With the termination of two major offshore wind projects in New Jersey, President Joe Biden’s aim of reaching a carbon-free electric grid by 2035 and powering 10 million households with ocean-based turbines by 2030 faces substantial obstacles. Here’s the full story.

The Cancellation of the Projects

Ørsted’s decision to abandon the Ocean Wind I and II projects off the coast of southern New Jersey dealt a blow to the Biden administration’s plans. The combined capacity of these projects was expected to exceed 2.2 gigawatts, contributing significantly to the 2030 offshore wind power target. This followed the cancellation of power agreements for three projects by New England developers, further compounding the challenges.

Despite these setbacks, the White House maintained that offshore wind was still progressing, pointing to recent investments by New York State and the Interior Department’s approval of the largest proposed offshore wind farm in Virginia.

Plus, new offshore wind lease sites in the Gulf of Mexico were announced. The administration shared that the growth of the U.S. offshore wind industry, generated union jobs and contributed to clean energy resources.

The Reasons for the Cancellations

Developers of offshore wind farms attributed the setbacks to a “perfect storm” of challenges, including supply chain interruptions, high inflation, increased loan rates, and rising costs of finance and building materials.

Ørsted, for instance, deducted $4 billion due to the cancellations in New Jersey. David Hardy, CEO Americas at Ørsted, said that it was required to reduce the levelized cost of offshore wind in the U.S. to avoid a trade-off between affordability and clean energy.

Experts’ Views

As the offshore wind industry in the U.S. faced economic headwinds, experts suggested that reaching the Biden administration’s goal of 30 gigawatts by 2030 might be ambitious.

ClearView Energy Partners estimated that achieving 20 to 22 gigawatts by 2030 was more realistic, considering ongoing challenges. Despite the hurdles, the industry was still making progress, with several projects in development.

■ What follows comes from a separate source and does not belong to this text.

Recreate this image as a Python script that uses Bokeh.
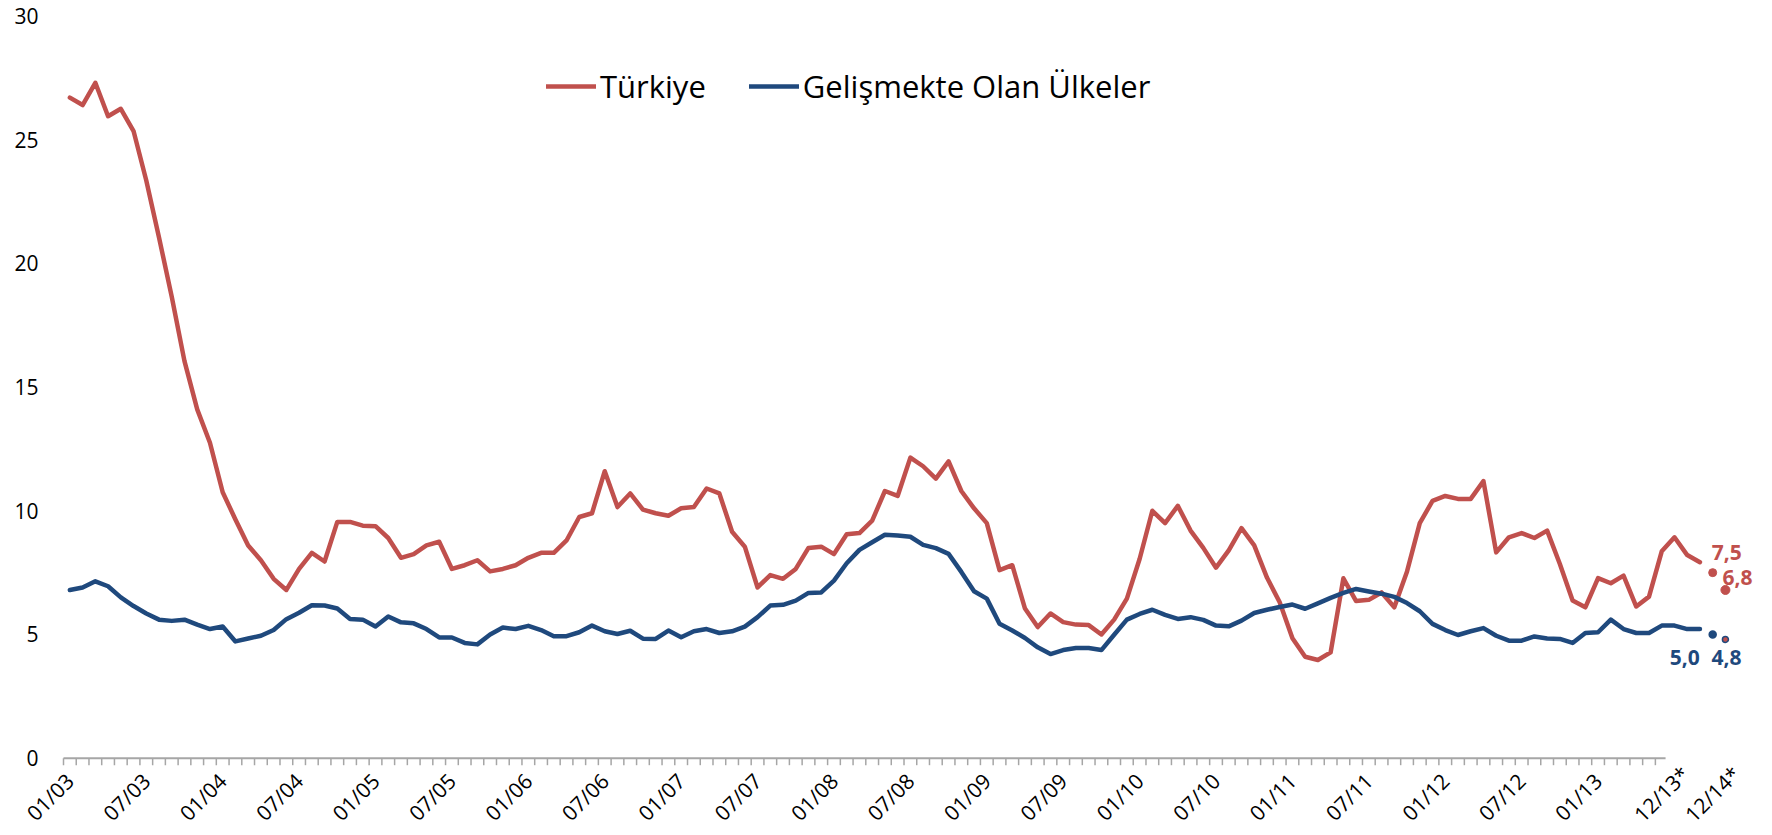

“We definitely remain optimistic. Offshore wind is a lot bigger than Ørsted,” said Catherine Klinger, Murphy’s climate action and green economy executive director.

Balancing Economic Realities and Clean Energy Goals

The cancellation of projects has raised questions about the economic viability of offshore wind and the trade-offs involved in achieving clean energy goals.

Developers accepted the need to navigate a learning curve, mirroring the evolution of the industry in Europe.

Catherine Bowes, a senior director at Turn Forward, shared that while Ørsted’s cancellations in New Jersey represent a setback, the approval of the Coastal Virginia Offshore Wind project, powering 900,000 households with a 2.6-gigawatt wind farm off the coast of Virginia Beach, shows progress.

So what do you think? How could the U.S. strike a balance between ambitious renewable energy targets and the economic challenges faced by offshore wind projects?